Previous AA2A Artist
My original plan for the residency at Salford Arts Unit was that I would develop a major installation project that I’d been working on for two years; a piece using sound and digital video to explore the things that are lost during urban regeneration, and the way in which, (as Helmholtz suggests), sound continues to echo for eternity, despite being inaudible to human hearing. At first, the project seemed to be taking off; but after a catastrophic attempt to get funding, and a last minute change of schedule by the gallery which was the potential host of the installation, I found myself with a big project, no money and an increasingly vague promise of a venue. (Yeah, I know, it’s a familiar story). But finding inspiration in frustration is a skill I’ve developed over years of practice. Instead of plodding on as if nothing had changed, I decided to use the residency as an opportunity to step outside my habitual working process and develop an awareness of connections in things I’d been doing for years: writing, playing and recording music and maintaining some sort of visual art activity. In particular, I found myself exploring personal archive material: mostly found objects etc, but also literary influences which had motivated my initial move away from visual art.

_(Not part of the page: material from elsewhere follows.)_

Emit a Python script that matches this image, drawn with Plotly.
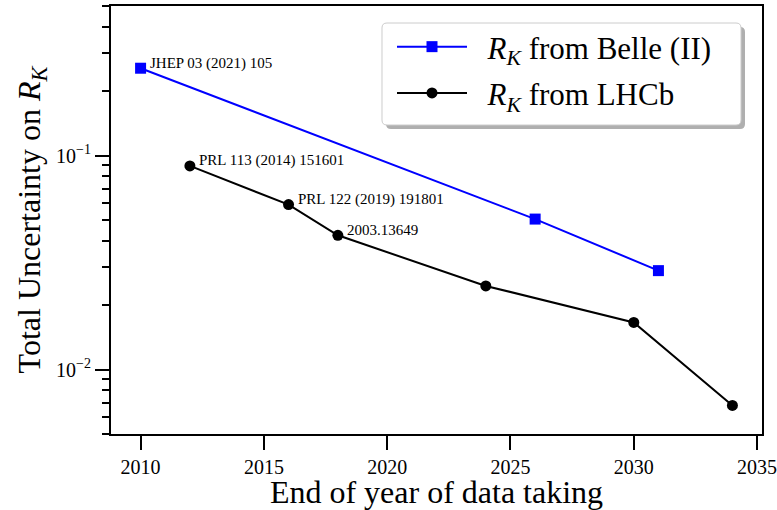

The piece I produced was inspired by things associated with living in London while I was studying Fine Art. One Saturday afternoon, I bought some old 78s in a junkshop in Walthamstow. It was a real junkshop, full of decrepit furniture, heaps of 78s scattered ankle-deep over dusty floorboards. I had no idea why I wanted them. Perhaps, like the character in Samuel Beckett’s play “Krapp’s Last Tape”, I was collecting memorabilia for an unimaginable future. I’d read the play during my first couple of months in London. Finding the Gracie Fields 78 “When I grow too old to dream” marked the end of that period, as if I’d found the missing bookend. It was a song I’d always hated. In fact, the song is “Krapp’s Last Tape” in a different form: both texts are monologues with recorded accompaniment, which explore a desperation to select memories for a future in which there is no further hope of romance or redemption. When I grow too old to dream? It’s a frightening concept. As the writer Horace McCoy (or maybe it was Nathanael West) said “dreams die last”. The idea of living beyond the end of all possible dreams is both unthinkable and downright undesirable.